First written for WTAD.COM WHITE PAGES 9/14/16

Recently,  Jeff and I got fast food VIA the drive-through lane. Not to throw any business under the bus, but the little girl on the logo has red hair, pig-tails and freckles. Her name may or may not start with “W”.  We had a fairly simple order, a triple-burger and a salad. There were three cars ahead of us and four behind us. The cashier returned my debit card, without a food bag, and said, “Please pull up. We’ll bring it out when it’s done.”

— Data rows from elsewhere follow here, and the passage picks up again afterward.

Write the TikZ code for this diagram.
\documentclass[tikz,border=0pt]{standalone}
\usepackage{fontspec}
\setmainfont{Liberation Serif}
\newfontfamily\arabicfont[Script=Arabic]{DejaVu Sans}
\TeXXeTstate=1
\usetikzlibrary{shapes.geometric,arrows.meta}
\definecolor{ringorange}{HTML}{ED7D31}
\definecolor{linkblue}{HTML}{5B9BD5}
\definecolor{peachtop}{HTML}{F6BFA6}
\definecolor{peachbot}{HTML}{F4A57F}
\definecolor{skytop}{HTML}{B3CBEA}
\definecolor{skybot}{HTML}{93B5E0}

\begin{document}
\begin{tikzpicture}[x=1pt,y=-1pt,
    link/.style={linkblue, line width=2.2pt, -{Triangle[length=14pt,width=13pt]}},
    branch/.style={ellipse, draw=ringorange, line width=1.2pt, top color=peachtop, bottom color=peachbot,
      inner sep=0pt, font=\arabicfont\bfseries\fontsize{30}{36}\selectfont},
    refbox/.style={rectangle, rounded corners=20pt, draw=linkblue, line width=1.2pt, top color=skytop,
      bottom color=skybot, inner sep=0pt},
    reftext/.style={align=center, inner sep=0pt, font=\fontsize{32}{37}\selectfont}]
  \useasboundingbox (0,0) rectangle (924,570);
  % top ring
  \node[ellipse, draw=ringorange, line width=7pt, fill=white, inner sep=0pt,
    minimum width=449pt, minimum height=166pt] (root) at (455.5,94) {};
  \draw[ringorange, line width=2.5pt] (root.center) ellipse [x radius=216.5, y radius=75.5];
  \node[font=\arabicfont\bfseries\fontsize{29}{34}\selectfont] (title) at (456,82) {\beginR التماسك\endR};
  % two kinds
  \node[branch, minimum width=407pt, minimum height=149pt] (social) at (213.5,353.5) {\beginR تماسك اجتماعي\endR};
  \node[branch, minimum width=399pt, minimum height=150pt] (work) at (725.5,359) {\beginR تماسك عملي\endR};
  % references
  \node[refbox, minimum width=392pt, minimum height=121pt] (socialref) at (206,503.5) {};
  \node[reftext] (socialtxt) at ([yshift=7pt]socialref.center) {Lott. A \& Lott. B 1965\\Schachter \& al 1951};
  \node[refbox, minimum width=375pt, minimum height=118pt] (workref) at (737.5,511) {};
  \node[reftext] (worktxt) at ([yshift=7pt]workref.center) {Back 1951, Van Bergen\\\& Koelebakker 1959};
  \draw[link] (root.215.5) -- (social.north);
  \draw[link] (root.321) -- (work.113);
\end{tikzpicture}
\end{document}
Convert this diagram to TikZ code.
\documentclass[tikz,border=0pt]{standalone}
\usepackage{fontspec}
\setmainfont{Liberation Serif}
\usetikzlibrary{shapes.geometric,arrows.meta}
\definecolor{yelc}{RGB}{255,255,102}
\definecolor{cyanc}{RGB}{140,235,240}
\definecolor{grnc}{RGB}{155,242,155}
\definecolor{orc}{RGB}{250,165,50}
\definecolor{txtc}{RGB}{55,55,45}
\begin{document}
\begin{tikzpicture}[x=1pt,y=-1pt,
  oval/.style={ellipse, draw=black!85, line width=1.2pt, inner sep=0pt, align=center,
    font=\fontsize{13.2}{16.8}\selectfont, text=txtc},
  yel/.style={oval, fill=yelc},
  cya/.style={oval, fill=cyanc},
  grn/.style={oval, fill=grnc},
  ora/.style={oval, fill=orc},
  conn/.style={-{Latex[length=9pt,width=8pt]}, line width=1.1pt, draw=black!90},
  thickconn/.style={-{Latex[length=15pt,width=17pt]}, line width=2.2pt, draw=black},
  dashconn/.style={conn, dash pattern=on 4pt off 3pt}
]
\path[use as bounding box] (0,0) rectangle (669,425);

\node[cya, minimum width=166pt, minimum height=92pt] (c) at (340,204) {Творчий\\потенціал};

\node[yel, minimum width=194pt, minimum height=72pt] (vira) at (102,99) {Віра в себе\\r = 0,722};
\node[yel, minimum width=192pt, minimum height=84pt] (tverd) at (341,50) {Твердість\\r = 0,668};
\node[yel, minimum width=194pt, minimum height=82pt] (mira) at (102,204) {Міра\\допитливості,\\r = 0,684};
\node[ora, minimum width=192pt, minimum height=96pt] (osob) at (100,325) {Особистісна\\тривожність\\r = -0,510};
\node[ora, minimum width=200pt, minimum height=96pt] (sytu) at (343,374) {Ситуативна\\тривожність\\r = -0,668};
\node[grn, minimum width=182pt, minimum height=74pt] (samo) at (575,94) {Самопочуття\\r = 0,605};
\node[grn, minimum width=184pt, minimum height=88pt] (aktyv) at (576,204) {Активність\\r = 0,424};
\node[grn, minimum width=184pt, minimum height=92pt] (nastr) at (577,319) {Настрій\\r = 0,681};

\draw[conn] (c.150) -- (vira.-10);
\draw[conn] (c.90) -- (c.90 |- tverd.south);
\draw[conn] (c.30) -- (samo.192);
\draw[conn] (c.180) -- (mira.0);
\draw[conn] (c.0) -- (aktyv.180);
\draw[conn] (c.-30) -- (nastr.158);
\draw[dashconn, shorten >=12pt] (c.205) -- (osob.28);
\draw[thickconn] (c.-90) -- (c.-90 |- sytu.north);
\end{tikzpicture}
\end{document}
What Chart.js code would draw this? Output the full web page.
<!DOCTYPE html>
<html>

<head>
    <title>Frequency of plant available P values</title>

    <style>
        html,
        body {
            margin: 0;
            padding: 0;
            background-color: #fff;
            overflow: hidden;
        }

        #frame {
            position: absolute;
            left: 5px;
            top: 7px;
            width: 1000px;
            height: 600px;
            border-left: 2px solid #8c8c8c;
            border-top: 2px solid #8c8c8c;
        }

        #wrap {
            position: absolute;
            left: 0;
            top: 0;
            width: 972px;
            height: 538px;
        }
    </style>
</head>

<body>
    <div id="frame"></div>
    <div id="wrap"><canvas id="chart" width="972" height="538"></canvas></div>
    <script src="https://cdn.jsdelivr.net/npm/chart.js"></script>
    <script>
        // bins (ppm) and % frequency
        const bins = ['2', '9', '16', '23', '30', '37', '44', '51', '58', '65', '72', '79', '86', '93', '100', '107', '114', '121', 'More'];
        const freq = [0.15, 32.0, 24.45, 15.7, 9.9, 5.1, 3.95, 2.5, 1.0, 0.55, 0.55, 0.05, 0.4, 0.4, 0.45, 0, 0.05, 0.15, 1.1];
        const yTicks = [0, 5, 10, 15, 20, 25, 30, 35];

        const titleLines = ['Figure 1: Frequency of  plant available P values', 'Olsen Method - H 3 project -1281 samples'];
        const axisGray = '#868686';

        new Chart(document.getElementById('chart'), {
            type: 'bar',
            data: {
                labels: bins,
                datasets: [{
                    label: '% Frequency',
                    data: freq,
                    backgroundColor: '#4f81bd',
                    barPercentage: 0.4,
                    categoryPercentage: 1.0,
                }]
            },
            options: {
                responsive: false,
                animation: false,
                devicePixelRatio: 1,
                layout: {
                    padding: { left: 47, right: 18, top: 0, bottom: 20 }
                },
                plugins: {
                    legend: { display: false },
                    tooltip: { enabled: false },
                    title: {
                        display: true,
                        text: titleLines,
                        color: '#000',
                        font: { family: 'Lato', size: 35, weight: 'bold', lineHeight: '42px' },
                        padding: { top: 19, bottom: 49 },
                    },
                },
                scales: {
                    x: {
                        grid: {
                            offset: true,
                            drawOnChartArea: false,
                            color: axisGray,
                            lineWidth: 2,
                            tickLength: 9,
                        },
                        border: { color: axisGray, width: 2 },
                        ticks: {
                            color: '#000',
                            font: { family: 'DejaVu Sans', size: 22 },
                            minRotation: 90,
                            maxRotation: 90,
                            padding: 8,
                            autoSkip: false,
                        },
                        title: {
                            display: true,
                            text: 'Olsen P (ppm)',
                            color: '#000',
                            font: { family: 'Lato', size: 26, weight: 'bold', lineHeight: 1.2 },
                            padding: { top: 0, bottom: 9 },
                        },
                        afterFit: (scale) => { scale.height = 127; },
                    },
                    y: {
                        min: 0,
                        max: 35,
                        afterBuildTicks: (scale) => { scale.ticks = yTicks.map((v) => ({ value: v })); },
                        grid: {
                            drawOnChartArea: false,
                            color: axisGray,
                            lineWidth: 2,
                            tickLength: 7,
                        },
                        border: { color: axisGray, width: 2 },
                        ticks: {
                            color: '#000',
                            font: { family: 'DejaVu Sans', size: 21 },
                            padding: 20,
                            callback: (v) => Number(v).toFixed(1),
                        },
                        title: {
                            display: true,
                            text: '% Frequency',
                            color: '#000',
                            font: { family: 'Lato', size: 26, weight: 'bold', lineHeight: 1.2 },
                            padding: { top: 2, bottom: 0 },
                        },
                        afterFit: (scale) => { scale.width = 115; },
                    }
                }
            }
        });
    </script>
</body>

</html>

“How many minutes until it’s done?” I asked.

“We really don’t know.”

“You don’t know????”

“Nope, there’s no timer on it.”

“Then, how will you know when it’s done?”

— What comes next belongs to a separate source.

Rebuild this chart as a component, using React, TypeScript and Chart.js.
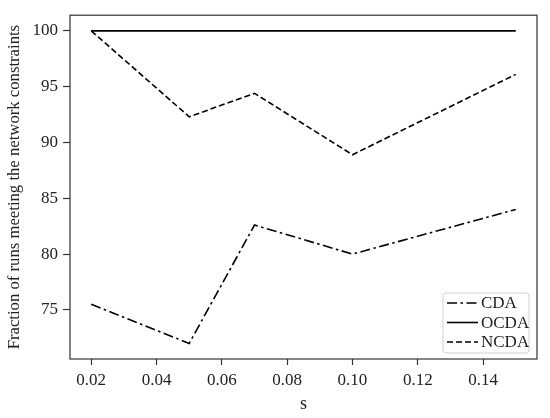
import { useEffect, useRef } from 'react';
import { Chart, registerables } from 'chart.js';

Chart.register(...registerables);

const xValues = [0.02, 0.05, 0.07, 0.1, 0.15];
const cdaValues = [75.5, 72.0, 82.6, 80.0, 84.0];
const ocdaValues = [100, 100, 100, 100, 100];
const ncdaValues = [100, 92.3, 94.4, 88.9, 96.1];
const seriesLabels = ['CDA', 'OCDA', 'NCDA'];
const xTicks = [0.02, 0.04, 0.06, 0.08, 0.1, 0.12, 0.14];
const yTicks = [75, 80, 85, 90, 95, 100];

const FONT = '"Liberation Serif", serif';
const TEXT = '#222';
const AXIS = '#333';

const dashCDA = [10, 3.5, 2.5, 3.5];
const dashNCDA = [6, 3];

const framePlugin = {
  id: 'frame',
  afterDraw(chart: any) {
    const { ctx, chartArea } = chart;
    ctx.save();
    ctx.strokeStyle = AXIS;
    ctx.lineWidth = 1.2;
    ctx.strokeRect(chartArea.left, chartArea.top, chartArea.right - chartArea.left, chartArea.bottom - chartArea.top);
    ctx.restore();
  },
};

const legendPlugin = {
  id: 'innerLegend',
  afterDraw(chart: any) {
    const { ctx, chartArea } = chart;
    const w = 86;
    const h = 60;
    const x = chartArea.right - 8 - w;
    const y = chartArea.bottom - 6 - h;
    ctx.save();
    ctx.beginPath();
    const r = 3;
    ctx.moveTo(x + r, y);
    ctx.arcTo(x + w, y, x + w, y + h, r);
    ctx.arcTo(x + w, y + h, x, y + h, r);
    ctx.arcTo(x, y + h, x, y, r);
    ctx.arcTo(x, y, x + w, y, r);
    ctx.closePath();
    ctx.fillStyle = 'rgba(255,255,255,0.9)';
    ctx.fill();
    ctx.strokeStyle = '#d0d0d0';
    ctx.lineWidth = 1;
    ctx.stroke();
    ctx.font = `17px ${FONT}`;
    ctx.textBaseline = 'middle';
    ctx.fillStyle = TEXT;
    chart.data.datasets.forEach((ds: any, i: number) => {
      const cy = y + 10 + i * 19.5;
      ctx.beginPath();
      ctx.setLineDash(ds.borderDash || []);
      ctx.strokeStyle = ds.borderColor;
      ctx.lineWidth = ds.borderWidth;
      ctx.moveTo(x + 4, cy);
      ctx.lineTo(x + 35, cy);
      ctx.stroke();
      ctx.setLineDash([]);
      ctx.fillText(ds.label, x + 38, cy + 1);
    });
    ctx.restore();
  },
};

function toPoints(ys: number[]) {
  return xValues.map((x, i) => ({ x, y: ys[i] }));
}

export default function App() {
  const ref = useRef<HTMLCanvasElement>(null);
  useEffect(() => {
    if (!ref.current) return;
    const yMin = Math.min(...cdaValues, ...ncdaValues, ...ocdaValues);
    const yMax = Math.max(...cdaValues, ...ncdaValues, ...ocdaValues);
    const yPad = (yMax - yMin) * 0.05;
    const xPad = (xValues[xValues.length - 1] - xValues[0]) * 0.05;
    const chart = new Chart(ref.current, {
      type: 'line',
      data: {
        datasets: [
          { label: seriesLabels[0], data: toPoints(cdaValues), borderColor: '#000', borderWidth: 1.6, borderDash: dashCDA, pointRadius: 0, fill: false, tension: 0 },
          { label: seriesLabels[1], data: toPoints(ocdaValues), borderColor: '#000', borderWidth: 1.6, borderDash: [], pointRadius: 0, fill: false, tension: 0 },
          { label: seriesLabels[2], data: toPoints(ncdaValues), borderColor: '#000', borderWidth: 1.6, borderDash: dashNCDA, pointRadius: 0, fill: false, tension: 0 },
        ],
      },
      options: {
        animation: false,
        responsive: false,
        layout: { padding: { left: 0, top: 14, right: 13, bottom: 0 } },
        plugins: { legend: { display: false }, tooltip: { enabled: false } },
        scales: {
          x: {
            type: 'linear',
            min: xValues[0] - xPad,
            max: xValues[xValues.length - 1] + xPad,
            afterBuildTicks: (axis: any) => { axis.ticks = xTicks.map((v) => ({ value: v })); },
            afterFit: (scale: any) => { scale.height = 59; },
            border: { display: false },
            grid: { display: true, drawOnChartArea: false, drawTicks: true, tickLength: 6, tickColor: AXIS, tickWidth: 1.2 },
            ticks: {
              color: TEXT,
              font: { family: FONT, size: 17 },
              padding: 5,
              maxRotation: 0,
              callback: (v: any) => Number(v).toFixed(2),
            },
            title: { display: true, text: 's', color: TEXT, font: { family: FONT, size: 18 }, padding: { top: 0, bottom: 3 } },
          },
          y: {
            type: 'linear',
            min: yMin - yPad,
            max: yMax + yPad,
            afterBuildTicks: (axis: any) => { axis.ticks = yTicks.map((v) => ({ value: v })); },
            afterFit: (scale: any) => { scale.width = 70; },
            border: { display: false },
            grid: { display: true, drawOnChartArea: false, drawTicks: true, tickLength: 7, tickColor: AXIS, tickWidth: 1.2 },
            ticks: {
              color: TEXT,
              font: { family: FONT, size: 17 },
              padding: 5,
              callback: (v: any) => String(v),
            },
            title: { display: true, text: 'Fraction of runs meeting the network constraints', color: TEXT, font: { family: FONT, size: 16.7 }, padding: { top: 5, bottom: 0 } },
          },
        },
      },
      plugins: [framePlugin, legendPlugin],
    });
    return () => chart.destroy();
  }, []);
  return (
    <div style={{ position: 'fixed', left: 0, top: 0, width: 550, height: 418, background: '#fff' }}>
      <canvas ref={ref} width={550} height={418} />
    </div>
  );
}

“We just will. It just lies on the grill ‘til it’s done.”

I’m imagining the burgers getting very cooked, while sunbathing. Except their beach is the grill.

“Before we pull up, I need a small, vanilla, ice cream. We have a nervous dog in here.”

The cashier smiled with half of her mouth. She hadn’t grasped my goal yet: to consume as much time as possible, so that our triple sow-cow might be done, before we pulled up to wait. She snatched my debit card as she announced, “Fifty-four cents.”  This was possibly a new White house record: lowest debit card purchase EVER!

Still, there’s no burger-bag in sight. Begrudgingly, our car crept ahead to the dreaded waiting zone, as slow as when exiting the car wash and the dryer flashes, “35 seconds”, but your car is already 7/8 of the way through the process.

“I wouldn’t have pulled up,” Jeff said. He just won’t. I represent the other half of humans who’re compliant; we pull up. When our kids were little, they would chirp at times like this, “Daddy won’t pull up!” Would they be AATPU’s (Adults Adverse to Pulling Up), too?  We’re all motivated differently. Personally, I fear how they’ll treat my food, if I don’t pull up.

Then the fun began, because this is a single drive-through lane, with no wiggle room. There were at least five cars behind us. The possibility of maneuvering around me was zero. Picture this: we’re waiting, Lily White, the black Lab, is happily eating vanilla ice cream to kill time, and the cars who received their orders, can’t get around us. It’s a perfect storm! Jeff and I laughed, because, the restaurant and we had each gotten what we wanted: they got us to pull up, but it had the same effect as if we’d waited at the window. For once, Jeff and I were both glad that we’d pulled up!